HPV感染引起的宫颈癌等疾病危害严重，其治疗性疫苗在临床研究中尚缺乏疗效。本项目旨在探讨通过调控肿瘤免疫抑制微环境，促进抗肿瘤效应细胞的产生、瘤组织聚集及抗瘤活性保持，以增强疫苗临床应用潜力。项目创新性地以抗细胞因子主动免疫诱导特异抗体产生，持续性拮抗宫颈癌前病变或癌组织中高度表达、并在免疫抑制微环境产生与发展中可能起关键作用的细胞因子如IL-4、IL-13、TGF-β1、IL-10与VEGF等，探讨其单独、多靶点组合及与肿瘤抗原特异治疗性HPV疫苗联合应用的抗肿瘤效应，明确有潜力的细胞因子靶点及联合策略；同时，考察免疫抑制细胞Treg、TAM、MDSC以及效应细胞CTLs、Th1等的增殖、激活、肿瘤组织浸润以及功能状态（如信号通路激活与功能介质表达等），了解免疫干预产生的肿瘤微环境与抗肿瘤免疫应答的改变及特点，揭示关键效应机制。本项目将为宫颈癌等肿瘤疾病的治疗性疫苗免疫干预提供新的策略。

人乳头瘤病毒（HPV）感染可引起宫颈癌等生殖道癌以及头颈癌等非生殖道癌，严重危害人类健康。
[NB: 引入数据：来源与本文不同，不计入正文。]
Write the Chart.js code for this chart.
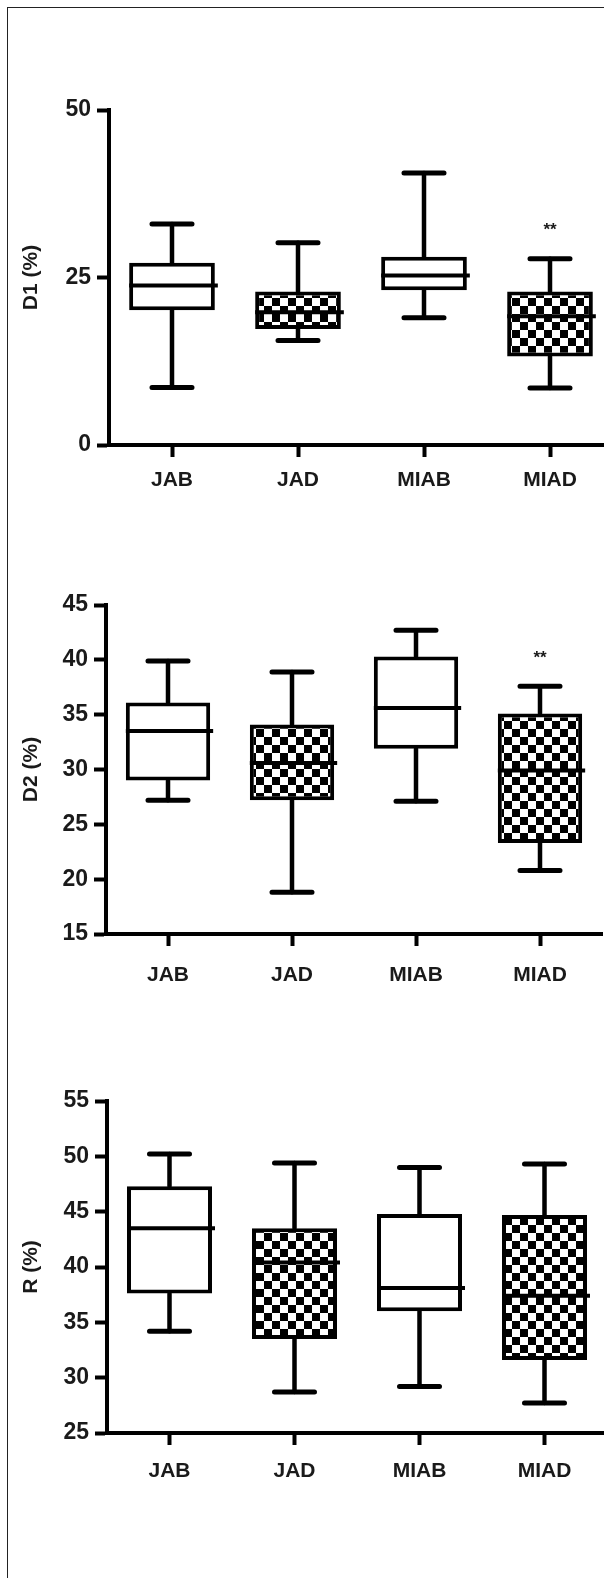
<!DOCTYPE html>
<html lang="en">
<head>
  <meta charset="UTF-8" />
  <title>D1, D2, R box plots</title>
  <style>
    body {
      margin: 0;
      width: 604px;
      height: 1578px;
      overflow: hidden;
      background: #fff;
      position: relative;
    }
    .frame {
      position: absolute;
      left: 7px;
      top: 7px;
      width: 700px;
      height: 1700px;
      border-left: 1px solid #222;
      border-top: 1px solid #222;
    }
    .panel {
      position: absolute;
      left: 0;
    }
  </style>
</head>
<body>
  <div class="frame"></div>
  <div class="panel" style="top:90px"><canvas id="chartD1" width="640" height="405"></canvas></div>
  <div class="panel" style="top:585px"><canvas id="chartD2" width="640" height="399"></canvas></div>
  <div class="panel" style="top:1081px"><canvas id="chartR" width="640" height="402"></canvas></div>

  <script src="https://cdn.jsdelivr.net/npm/chart.js"></script>
  <script>
    // groups
    const categories = ['JAB', 'JAD', 'MIAB', 'MIAD'];

    // D1 (%)
    const d1Min    = [8.6, 15.6, 19.0, 8.5];
    const d1Q1     = [20.1, 17.3, 23.1, 13.2];
    const d1Median = [23.8, 19.8, 25.3, 19.2];
    const d1Q3     = [27.2, 22.9, 28.1, 22.9];
    const d1Max    = [33.0, 30.2, 40.6, 27.8];
    const d1Ticks  = [0, 25, 50];
    const d1Marks  = ['', '', '', '**'];

    // D2 (%)
    const d2Min    = [27.2, 18.8, 27.1, 20.8];
    const d2Q1     = [29.0, 27.2, 31.9, 23.3];
    const d2Median = [33.5, 30.6, 35.6, 29.9];
    const d2Q3     = [36.1, 34.1, 40.3, 35.1];
    const d2Max    = [39.9, 38.9, 42.7, 37.6];
    const d2Ticks  = [15, 20, 25, 30, 35, 40, 45];
    const d2Marks  = ['', '', '', '**'];

    // R (%)
    const rMin    = [34.2, 28.7, 29.2, 27.7];
    const rQ1     = [37.6, 33.5, 36.0, 31.6];
    const rMedian = [43.5, 40.4, 38.1, 37.4];
    const rQ3     = [47.3, 43.5, 44.8, 44.7];
    const rMax    = [50.2, 49.4, 49.0, 49.3];
    const rTicks  = [25, 30, 35, 40, 45, 50, 55];
    const rMarks  = ['', '', '', ''];

    // which boxes get the checkered fill
    const checkered = [false, true, false, true];

    const FONT = "'Liberation Sans', Arial, sans-serif";
    const INK = '#1a1a1a';

    function checkerPattern(size) {
      const c = document.createElement('canvas');
      c.width = c.height = size * 2;
      const g = c.getContext('2d');
      g.fillStyle = '#fff';
      g.fillRect(0, 0, size * 2, size * 2);
      g.fillStyle = '#000';
      g.fillRect(0, 0, size, size);
      g.fillRect(size, size, size, size);
      return g.createPattern(c, 'repeat');
    }
    const checker = checkerPattern(8);

    // whiskers under the boxes, medians and marks on top
    const boxPlotPlugin = {
      id: 'boxParts',
      beforeDatasetsDraw(chart, args, opts) {
        const {ctx, scales: {x, y}} = chart;
        ctx.save();
        ctx.strokeStyle = '#000';
        ctx.lineCap = 'round';
        opts.min.forEach((v, i) => {
          const px = x.getPixelForValue(i);
          ctx.lineWidth = 4.5;
          ctx.beginPath();
          ctx.moveTo(px, y.getPixelForValue(opts.max[i]));
          ctx.lineTo(px, y.getPixelForValue(opts.q3[i]));
          ctx.moveTo(px, y.getPixelForValue(opts.q1[i]));
          ctx.lineTo(px, y.getPixelForValue(v));
          ctx.stroke();
          ctx.lineWidth = 5;
          ctx.beginPath();
          [v, opts.max[i]].forEach(w => {
            const py = y.getPixelForValue(w);
            ctx.moveTo(px - 20, py);
            ctx.lineTo(px + 20, py);
          });
          ctx.stroke();
        });
        ctx.restore();
      },
      afterDatasetsDraw(chart, args, opts) {
        const {ctx, scales: {x, y}} = chart;
        const bars = chart.getDatasetMeta(0).data;
        ctx.save();
        ctx.strokeStyle = '#000';
        ctx.lineWidth = 4;
        opts.median.forEach((v, i) => {
          const b = bars[i];
          const py = y.getPixelForValue(v);
          ctx.beginPath();
          ctx.moveTo(b.x - b.width / 2, py);
          ctx.lineTo(b.x + b.width / 2 + 3, py);
          ctx.stroke();
        });
        ctx.fillStyle = INK;
        ctx.font = 'bold 17px ' + FONT;
        ctx.textAlign = 'center';
        ctx.textBaseline = 'middle';
        opts.marks.forEach((m, i) => {
          if (!m) return;
          ctx.fillText(m, x.getPixelForValue(i), y.getPixelForValue(opts.max[i]) - 28);
        });
        ctx.restore();
      }
    };

    function makePanel(id, title, lo, q1, med, q3, hi, ticks, marks, axisX, padRight, labelPad) {
      new Chart(document.getElementById(id), {
        type: 'bar',
        data: {
          labels: categories,
          datasets: [{
            data: q1.map((v, i) => [v, q3[i]]),
            backgroundColor: checkered.map(c => c ? checker : '#fff'),
            borderColor: '#000',
            borderWidth: 4,
            borderSkipped: false,
            barPercentage: 0.68,
            categoryPercentage: 1
          }]
        },
        plugins: [boxPlotPlugin],
        options: {
          responsive: false,
          devicePixelRatio: 1,
          animation: false,
          layout: {padding: {top: 20, right: padRight, bottom: 0, left: 0}},
          plugins: {
            legend: {display: false},
            tooltip: {enabled: false},
            boxParts: {min: lo, q1: q1, median: med, q3: q3, max: hi, marks: marks}
          },
          scales: {
            x: {
              offset: true,
              grid: {offset: false, drawOnChartArea: false, tickLength: 12, tickWidth: 4, tickColor: '#000'},
              border: {color: '#000', width: 4},
              ticks: {color: INK, font: {family: FONT, size: 21, weight: 'bold'}, padding: labelPad},
              afterFit: s => { s.height = 50; }
            },
            y: {
              min: ticks[0],
              max: ticks[ticks.length - 1],
              afterBuildTicks: s => { s.ticks = ticks.map(v => ({value: v})); },
              grid: {drawOnChartArea: false, tickLength: 12, tickWidth: 4, tickColor: '#000'},
              border: {color: '#000', width: 4},
              ticks: {color: INK, font: {family: FONT, size: 23, weight: 'bold'}, padding: 6},
              title: {display: true, text: title, color: INK, font: {family: FONT, size: 21, weight: 'bold'}, padding: {top: 19}},
              afterFit: s => { s.width = axisX; }
            }
          }
        }
      });
    }

    makePanel('chartD1', 'D1 (%)', d1Min, d1Q1, d1Median, d1Q3, d1Max, d1Ticks, d1Marks, 109, 27, 11);
    makePanel('chartD2', 'D2 (%)', d2Min, d2Q1, d2Median, d2Q3, d2Max, d2Ticks, d2Marks, 106, 38, 17);
    makePanel('chartR', 'R (%)', rMin, rQ1, rMedian, rQ3, rMax, rTicks, rMarks, 107, 33, 14);
  </script>
</body>
</html>
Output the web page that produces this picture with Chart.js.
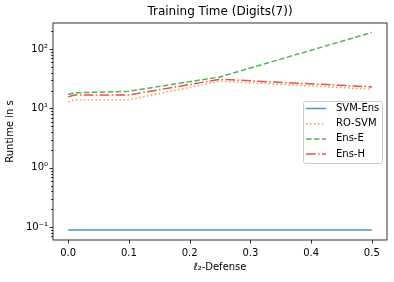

治疗性疫苗是有潜力的肿瘤免疫治疗策略，但在目前临床研究中尚缺乏显著疗效。分析其主要原因，可能由于疫苗激发肿瘤特异的细胞免疫应答的能力不足，以及肿瘤形成的免疫抑制、免疫逃逸机制尤其是免疫抑制的肿瘤微环境限制了效应细胞的产生及作用发挥。本项目旨在探讨调控肿瘤免疫抑制微环境，促进抗肿瘤效应细胞的产生、瘤组织聚集及抗瘤活性保持，以增强疫苗临床应用潜力。项目创新性地以抗细胞因子主动免疫诱导特异抗体产生，以持续性拮抗宫颈癌前病变或癌组织中高度表达、并在免疫抑制微环境产生与发展中可能起关键作用的细胞因子如IL-4、IL-13、IL-33、TGF-β1、FGF-2与VEGF等，探讨其单独、多靶点组合对肿瘤免疫的影响及其与肿瘤抗原特异治疗性HPV疫苗联合应用的抗肿瘤效应，明确有潜力的细胞因子靶点及疫苗联合干预策略；此外，本项目研究还致力于重组细菌囊泡、自折叠肽介导的肽纳米纤维、佐剂修饰的PLGA颗粒等新型纳米肿瘤疫苗的研究。结果显示，靶向2型免疫关键介质（IL-4、IL-13、IL-33）及重要促血管生成因子（FGF-2与VEGF）的主动免疫，可有效的下调荷瘤小鼠免疫抑制性细胞Treg、MDSC及Th2的产生及肿瘤浸润，而有效刺激效应细胞CTLs与Th1的增殖、激活、肿瘤组织浸润以及功能状态保持；同样，新型的纳米疫苗有效激发了抗肿瘤细胞免疫应答；通过抗细胞因子免疫调控及纳米疫苗免疫的联合干预，在实验小鼠中产生了较之单一手段更为强劲的抗肿瘤免疫，更显著的抑制了肿瘤的生长及转移。本项目通过了解免疫干预产生的肿瘤微环境与抗肿瘤免疫应答的改变及特点，揭示了关键效应机制，为研发宫颈癌等肿瘤疾病的新型治疗性疫苗及免疫干预策略、取得临床疗效突破提供了重要基础。